Drummer Bun E. Carlos is the only original Trickster no longer part of the band, replaced by Nielsen's son Dax, who well-powered the intro of "Ain't That a Shame," a highlight of the night and the Budokan set.

Actually, of the 10 songs that were on the original Cheap Trick at Budokan LP--which wasn't the full Tokyo concert, more of which came out on later editions--seven were performed Saturday night.

These included “Clock Strikes Ten,” “I Want You to Want Me” and “Surrender,” all rather delectably, the last one accompanied by Scott Lucas of Local H.

It’s never not fun to hear Cheap Trick play these songs plus "Dream Police" and some others—
including a cover of Velvet Underground’s “I’m Waiting for My Man” led by bassist Tom Petersson on guitar and vocals—and the hour-long, 14-song set was generous for an opening act (not co-headliner).

But as such, Cheap Trick didn’t have much in the way of visual accoutrements—beyond Nielsen’s plethora of cool guitars, including one that looks like him and another with five necks—and though there was nothing wrong with what the band delivered, I can’t say this was Cheap Trick at their most exciting.

And I would basically say the same about ZZ Top, who I recalled being particularly phenomenal back in 1986, but largely felt like nostalgic fun here.

Certainly it’s cool that with the “tres hombres” now at or near 70, guitarist Billy Gibbons and bassist Dusty Hill have truly aged into their navel-length beards—and the ironically-named drummer Frank Beard still hasn’t grown one—but while undoubtedly enjoyable, their performance felt a bit too by the book.

For a band celebrating 50 years together, the 90-minute set principally found me loving the three MTV-era gems, “Gimme All Your Lovin’, “Sharp Dressed Man” and “Legs”—though the nostalgic videos of yore actually detracted—and two wonderful earlier classics, “La Grange” and “Tush.”

This doesn’t mean that other songs weren’t enjoyable; “I Thank You,” “Waitin’ for the Bus,” “Jesus Just Left Chicago” and “I’m Bad, I’m Nationwide” certainly were, among others. (See ZZ Top's setlist here and Cheap Trick's here)

But including the standard-on-this-tour show closer—a quick cover of “Jailhouse Rock”—the show suffered for feeling like a band playing all the same songs in every city.

In the home of the blues, the affable Gibbons and Hill paid some lip-service homage to Chicago, and
Gibbons remains a terrific guitarist.

But did they conjure up some rip-roaring blues cover to bring a particular vitality to this show?
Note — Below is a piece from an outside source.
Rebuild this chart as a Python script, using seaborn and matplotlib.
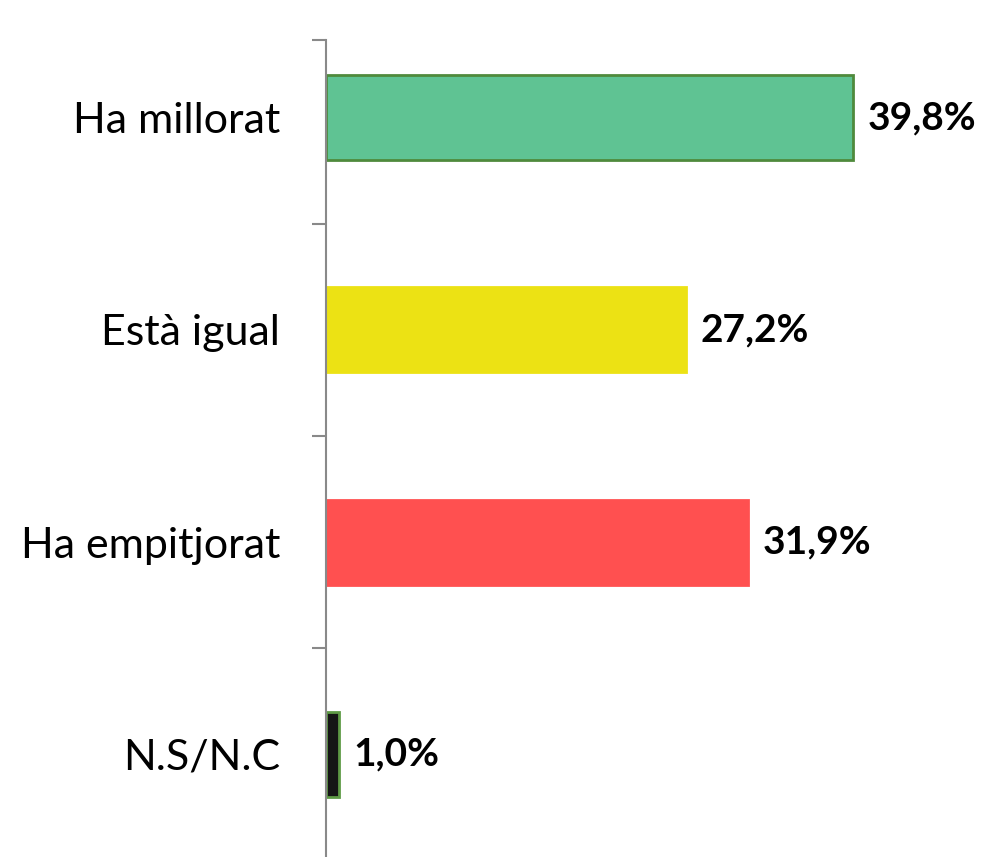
import numpy as np
import pandas as pd
import matplotlib.pyplot as plt
import seaborn as sns

# Chart data
categories = ["Ha millorat", "Està igual", "Ha empitjorat", "N.S/N.C"]
values = [39.8, 27.2, 31.9, 1.0]
value_labels = ["39,8%", "27,2%", "31,9%", "1,0%"]
bar_colors = ["#5FC393", "#ECE214", "#FF5050", "#151515"]
edge_colors = ["#4F8A3C", "#ECE214", "#FF5050", "#5E9A45"]

sns.set_theme(style="white")
plt.rcParams["font.family"] = ["Lato", "DejaVu Sans"]

df = pd.DataFrame({"cat": categories, "val": values})

fig = plt.figure(figsize=(9.93, 8.57), dpi=100)
ax = fig.add_axes([326 / 993, 0.0, (993 - 326) / 993, (857 - 40) / 857])

sns.barplot(data=df, y="cat", x="val", hue="cat", palette=bar_colors,
            orient="h", width=0.40, legend=False, ax=ax, saturation=1)

for patch, ec in zip(ax.patches, edge_colors):
    patch.set_edgecolor(ec)
    patch.set_linewidth(2)

for i, (v, lab) in enumerate(zip(values, value_labels)):
    ax.text(v + 1.1, i, lab, va="center", ha="left", fontsize=28,
            fontweight="bold", color="black")

ax.set_xlim(0, 50.4)
ax.set_ylim(3.483, -0.366)
ax.set_xlabel("")
ax.set_ylabel("")
ax.set_xticks([])

ax.tick_params(axis="y", which="major", length=0, pad=33, labelsize=31,
               labelcolor="black")
ax.set_yticks(np.arange(len(categories)))
ax.set_yticklabels(categories)
ax.set_yticks([-0.366, 0.5, 1.5, 2.5], minor=True)
ax.tick_params(axis="y", which="minor", length=10, width=1.5,
               color="#898989", direction="out", left=True)

for side in ["top", "right", "bottom"]:
    ax.spines[side].set_visible(False)
ax.spines["left"].set_color("#898989")
ax.spines["left"].set_linewidth(1.5)

ax.set_facecolor("none")
fig.patch.set_facecolor("white")

fig.savefig("out.png", dpi=100)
Or just to differentiate a bit from what the folks in St. Louis and Milwaukee had heard?

No.

It’s admirable that it’s still just Gibbons, Hill and Beard onstage, and if some of the lead vocals—mainly delivered by Gibbons but also Hill—weren’t all that powerful, well, they ain’t youngsters anymore.

But for lack of a better way to put it, I wanted their performance—again, in the Tinley Park “shed” that brings built-in sterility—to have some stomp and swagger.

Unfortunately, it really didn’t.

Sure, including Cheap Trick and even Marquise Knox, there were enough great songs to make it a fun, satisfying night for my $20.

Even given the venue, I can say the long trek from and back to Skokie was worthwhile.

But I just can’t say it was all that special.